Les instituts de sondage se sont trompés. C’est sûr puisqu’ils avaient prévu l’élection d’Hillary Clinton alors que c’est son opposant qui a été élu. Mais se sont-ils trompés autant que ça ? Au niveau national qui ne veut pas dire grand-chose puisque l’élection est indirecte via les grands électeurs mais donne une indication globale, la différence n’est pas si grande et dans la marge d’erreur comme disent les sondeurs. Ils donnaient Hillary Clinton avec une marge assez confortable entre 2 et 3 points. La dynamique dans les derniers jours était en faveur de Donald Trump. L’initiative du directeur du FBI n’y est sans pas étrangère. Mais au final, Hillary Clinton a bien eu une majorité des votes populaires. Selon les dernières informations publiées sur le New York Times, elle aurait 60 966 953 voix soit 47.8% contre 60 328 203 votes soit 47.3%, soit un demi-point d’avance. Ensuite, comme les élections se passent au niveau des Etats, il faut donc faire 50 séries de sondages. Ce qui n’est si simple.
L’effet Bradley
En 1982, Tom Bradley, maire noir de Los Angeles depuis plusieurs années, se présente comme candidat démocrate au poste de gouverneur contre le candidat républicain blanc George Deukmejian. Les sondages effectués les derniers jours avant les élections lui donnaient une avance confortable. Pour les médias, la cause était donc entendue. Et pourtant, Tom Bradley perdit ces élections avec une faible marge. Des études effectuées après l’élection ont montré qu’un nombre moins élevé que prévu de Blancs avaient voté pour Tom Bradley et, à l’inverse, qu’un nombre anormalement élevé d’électeurs indécis avaient voté pour le candidat blanc.
Certaines études ont posé l’hypothèse que ce biais n’était pas lié au fait que les Blancs ne répondaient pas honnêtement aux sondeurs, mais que les Blancs ayant une opinion plutôt négative des Noirs participaient moins aux sondages que les Blancs n’ayant pas de telles opinions.
Le sondeur lui-même peut contribuer à propager ce biais. L’American Association for public Opinion a montré que la race du sondeur n’était pas neutre. A l’occasion des primaires démocrates de 1988, l’institut a montré que les électeurs blancs étaient plus enclins à déclarer soutenir Jesse Jackson si le sondeur était noir.
Les analystes avaient-ils découvert un phénomène politique connu désormais sous l’appellation Effet Bradley ou ce que les spécialistes en sciences sociales appellent la désirabilité sociale ? Le résultat d’une élection n’a pas valeur de loi statistique. Mais d’autres cas analogues sont apparus dans les années 80 : Harold Washington aux élections municipales de Chicago, Jesse Jackson aux primaires du Wisconsin pour les élections présidentielles de 1992, David Dinkins à la Ville de New York.

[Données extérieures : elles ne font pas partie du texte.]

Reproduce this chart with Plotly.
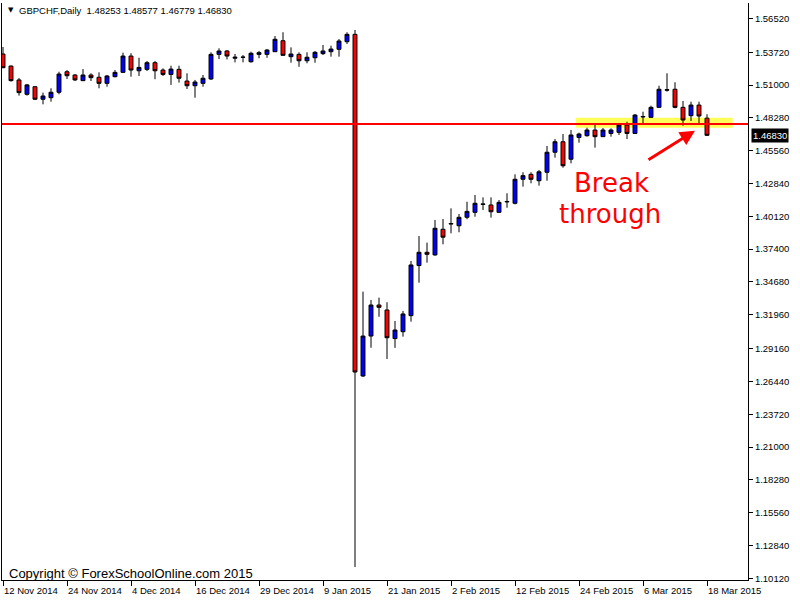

A Chicago, dans une campagne où la question raciale avait pris une place notoire, Harold Washington avait 14 points d’avance dans trois sondages menés respectivement deux semaines et trois jours avant les élections. Le jour de l’élection, il gagna, mais avec une marge de quatre points seulement.
Même phénomène avec David Dinkins en 1989 contre Rudy Giuliani. Une semaine avant les élections, il avait 18 points d’avance ; quatre jours avant, cette marge était encore de 14 points. Il ne fut élu qu’avec deux petits points d’avance. Plusieurs cas d’élections sont couramment cités pour accréditer cette thèse de « l’effet Bradley ».
Ce biais électoral présumé entre Blancs et Noirs aurait fait reculer Colin Powell dans sa décision de se présenter aux élections présidentielles dans le camp républicain. Outre ce handicap, se présenter contre le populaire Bill Clinton n’aurait pas facilité la tâche du Chef d’Etat-major des Armées de George Bush.
L’effet Bradley en voie de disparition ?
Des élections récentes sembleraient indiquer que l’importance du biais entre sondages et résultats des élections serait en train de se réduire (sachant que l’effet Bradley n’est pas une théorie scientifique). C’est le cas des élections de midterm de 2006. Cinq élections de gouverneurs mettaient en lice un candidat Noir et un candidat Blanc. Certes, quatre Noirs – dont trois étaient Républicains – ont perdu les élections, mais la différence entre les sondages et les résultats étaient relativement faible. Maintenant place au Trump Effect.